[PATCH] ipq40xx: add PCIe magic hack to improve VRX518 compatibility
Paul D
newtwen at gmail.com
Tue Feb 14 05:22:54 PST 2023
On 2023-02-08 11:44, Robert Marko wrote:
> On Sun, 5 Feb 2023 at 01:10, Jan Hoffmann <jan at 3e8.eu> wrote:
>>
>>
>> Am 02.02.23 um 11:54 schrieb Robert Marko:
>>> On Tue, 31 Jan 2023 at 23:52, Jan Hoffmann <jan at 3e8.eu> wrote:
>>>>
>>>> Hi Robert,
>>>>
>>>>
>>>> On 2023-01-30 at 00:08, Robert Marko wrote:
>>>>> Shouldn't it be possible for the modem driver itself to be fixed
>>>>> instead of faking
>>>>> the PCI details?
>>>>
>>>> This hack is definitely far from ideal, but I'm not sure if there is a
>>>> better way to fix this.
>>>>
>>>> Here are a few more details about the issue:
>>>>
>>>> On the affected devices (so far, three users reported it on the VRX518
>>>> thread in the forum [0]), the function call to turn on the "EMA"
>>>> hardware unit in the vrx518_tc driver [1] fails with the error mentioned
>>>> in the commit message.
>>>>
>>>> I don't have any details about it, but this EMA unit is part of the data
>>>> path (it is also referenced in the ltq-atm and ltq-ptm data path drivers
>>>> for older Lantiq modems). If the EMA unit is not running, then at least
>>>> the transmit data path doesn't work, and any packets the driver writes
>>>> to the TX ring are not actually sent out by the device.
>>>>
>>>> This is also reproducible on non-affected devices by calling tc_clkoff
>>>> instead of tc_clkon in the vrx518_tc driver (i.e. disabling the hardware
>>>> unit). The same issue also occurs on affected devices running vendor
>>>> firmware, if the "magic" in the PCIe driver is disabled in the device
>>>> tree. So this is not just a bug in the data path driver.
>>>
>>> I get the issue, however, I am failing to see how faking the PCI ID for the
>>> root adaptor is magically solving that?
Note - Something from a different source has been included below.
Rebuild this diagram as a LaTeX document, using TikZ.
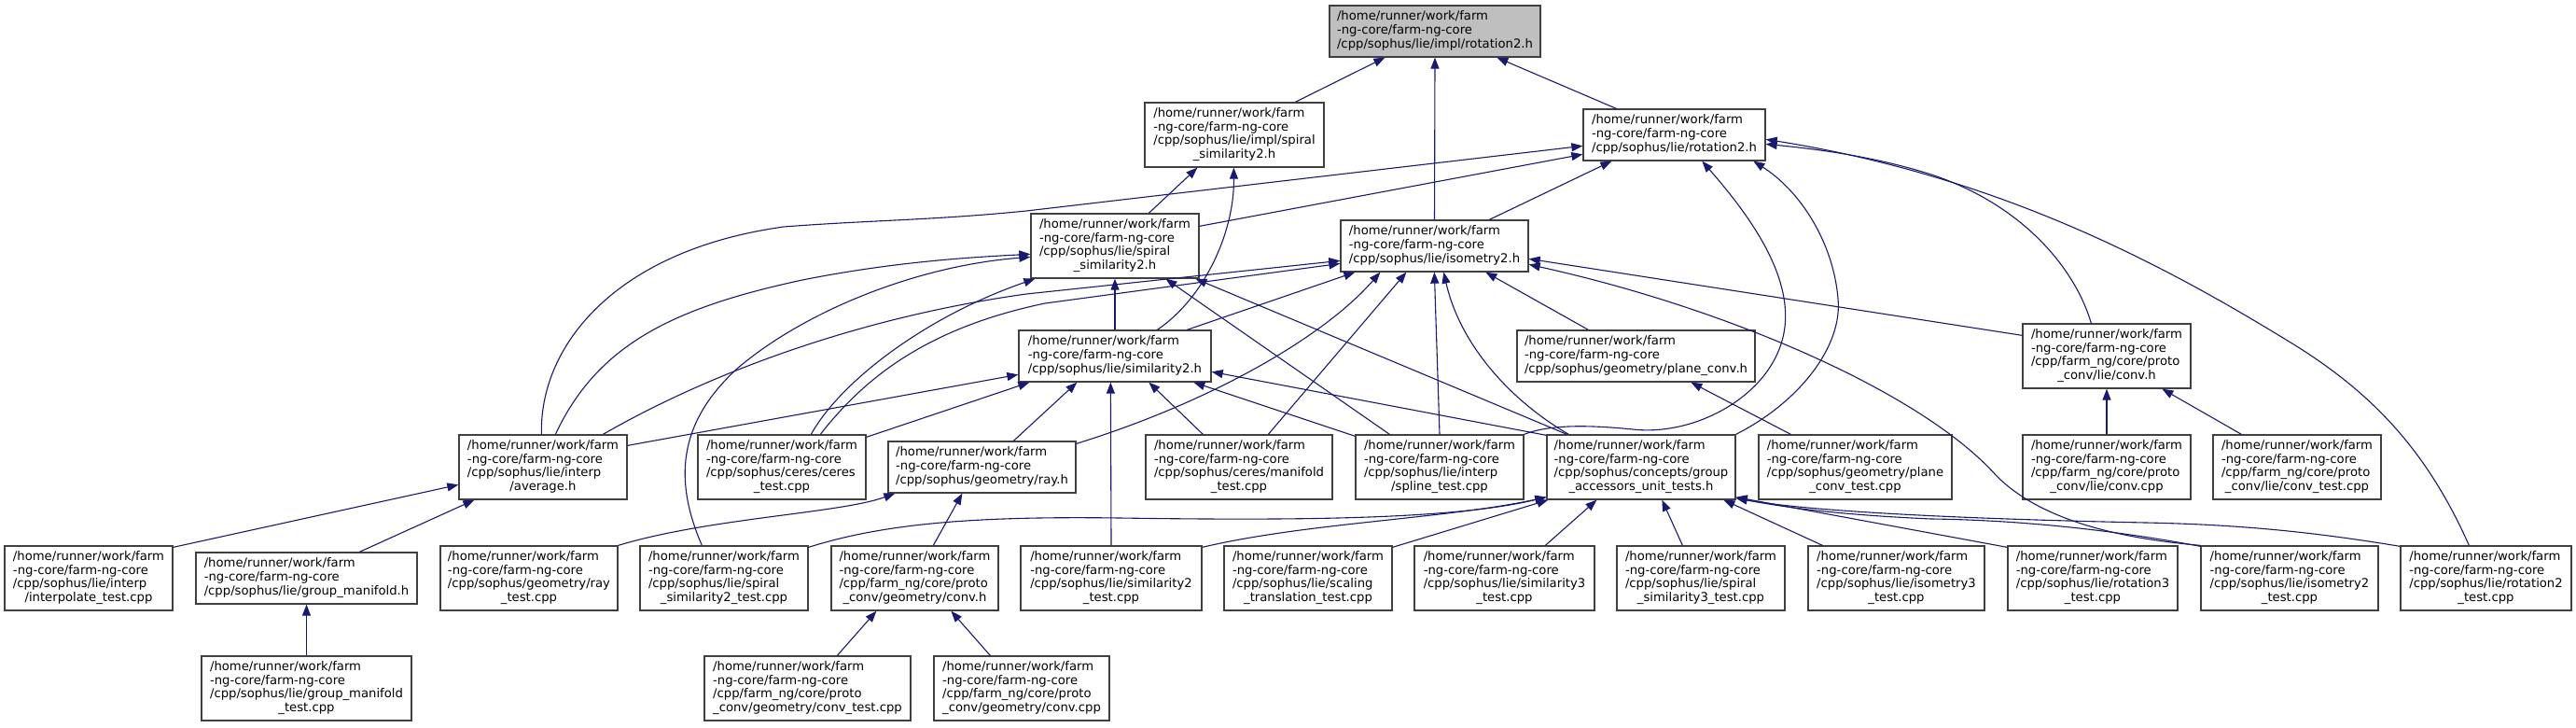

>>> If that works, why can't you just patch the driver to stop looking for
>>> the ancient
>>> Lantiq ID?
>>
>> As far as I can see, the magic values don't appear anywhere in the DSL
>> drivers. So it doesn't seem like there is an easy fix like that.
>>
>> To me this looks like whatever access to these values is being done,
>> seems to happen in hardware (or firmware). Maybe there are some
>> revisions or variants of the modem that don't like to cooperate with
>> non-Lantiq SoCs.
>>
>> But in the end, I don't know with certainty what exactly is happening
>> here, as about the only public information on these modems are the
>> open-source drivers (including the magic hack in the PCIe driver which
>> in its original form contains comments like "do some magic" without
>> really explaining what it actually does).
>
> Ok, I am now getting the issue, it's probably in the damn firmware.
> I still really dont like the hack that we are gonna need to carry forever.
>
> I would like for somebody else to chime in as well.
>
If the OEM does it, unless we can find another way, we should carry the
hack, if that's what it takes to better support a chipset. DSL will
still be with us for a while to come. There was a huge amount of work
and guesswork to even get these chipsets usable.